Ja sicher, man kann noch viele ‘Dienstleistungen’ erfinden und vorhandene (wie vor allem das ‘älteste Gewerbe’) sicher noch ausweiten. Auch ist es richtig zu sagen, “dass die lebendige Arbeit zwischenzeitig so billig geworden ist, dass sie neuerlich mit der Investition in Industrieroboter konkurriert“. Das Problem an dieser Stelle ist allerdings, dass alles, was billiger ist als Sklaverei, unschöne Nebeneffekte zu zeitigen droht. Der qualitative Vorteil der Maschine: Sie macht keinen Aufstand. Das revolutionäre Objekt Maschine bleibt also erhalten und menschliche Arbeit unattraktiv.

Mystik und Algorithmus

Ein Effekt, der auch weitgehend zu kurz kommt, ist die Anpassung an die Maschinen. Es ist ja nicht nur so, dass Menschen längst völlig unkritisch Algorithmen verteidigen (etwa bei der Kreditvergabe; hier hören z.B. Selbständige regelmäßig, ihr Plan sei völlig sicher und vernünftig, aber das “Rating” stehe dem in Weg. Der Algorithmus entscheidet, ein Krawattenzombie liefert nur mehr die Rhetorik). Für Menschen unsichtbare Prozesse, die den Maschinen sehr viel eingängiger sind, bevorteilen diese ganz entscheidend. Je mehr Algorithmen sich auf Algorithmen beziehen, desto mehr verlagert sich die wirksame Rationalität in Richtung künstliche Dummheit.

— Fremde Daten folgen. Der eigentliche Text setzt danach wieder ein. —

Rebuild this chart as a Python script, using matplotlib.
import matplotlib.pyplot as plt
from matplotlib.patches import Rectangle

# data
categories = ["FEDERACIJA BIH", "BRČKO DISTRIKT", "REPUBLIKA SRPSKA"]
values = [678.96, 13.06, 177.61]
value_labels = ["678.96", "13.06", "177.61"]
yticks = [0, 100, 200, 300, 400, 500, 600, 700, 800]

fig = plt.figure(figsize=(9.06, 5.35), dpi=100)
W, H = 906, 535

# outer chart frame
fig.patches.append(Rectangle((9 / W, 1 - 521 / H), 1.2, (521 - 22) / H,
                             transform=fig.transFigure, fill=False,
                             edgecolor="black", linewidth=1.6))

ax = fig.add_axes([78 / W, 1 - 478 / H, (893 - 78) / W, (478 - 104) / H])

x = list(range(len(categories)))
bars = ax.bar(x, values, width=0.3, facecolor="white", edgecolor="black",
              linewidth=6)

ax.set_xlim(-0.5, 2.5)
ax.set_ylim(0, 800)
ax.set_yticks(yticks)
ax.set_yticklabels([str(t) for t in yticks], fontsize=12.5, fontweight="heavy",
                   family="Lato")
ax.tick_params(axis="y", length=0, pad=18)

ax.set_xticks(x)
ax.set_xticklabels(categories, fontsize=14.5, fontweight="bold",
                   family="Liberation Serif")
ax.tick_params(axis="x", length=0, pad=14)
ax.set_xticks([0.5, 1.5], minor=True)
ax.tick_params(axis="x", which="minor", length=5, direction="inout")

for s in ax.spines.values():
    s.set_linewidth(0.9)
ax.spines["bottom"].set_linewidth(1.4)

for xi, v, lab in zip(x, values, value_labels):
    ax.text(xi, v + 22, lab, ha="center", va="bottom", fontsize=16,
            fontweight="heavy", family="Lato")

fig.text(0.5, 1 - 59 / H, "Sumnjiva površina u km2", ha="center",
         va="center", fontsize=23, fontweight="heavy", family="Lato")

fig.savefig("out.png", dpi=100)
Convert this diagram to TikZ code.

Es entwickelt sich hier eine neue Ebene dessen, was wir längst kennen: Ein unsichtbarer Zwang, Entscheidungen, für die niemand mehr verantwortlich ist und Resultate, die nicht planbar sind. Eingriffsmöglichkeiten bestehen hier vor allem in der Manipulation eigentlich ‘rationaler’ Algorithmen. Wer es sich leisten kann, d.h. die Marktmacht hat, setzt Bedingungen durch, die für ihn günstig erscheinen. Was gestern noch Tabu war, kann morgen schon Pflicht sein. Es herrscht eine Ordnung, die von unverständlichen Regeln und Willkür geprägt ist. Eine vielfach verschachtelte Barbarei.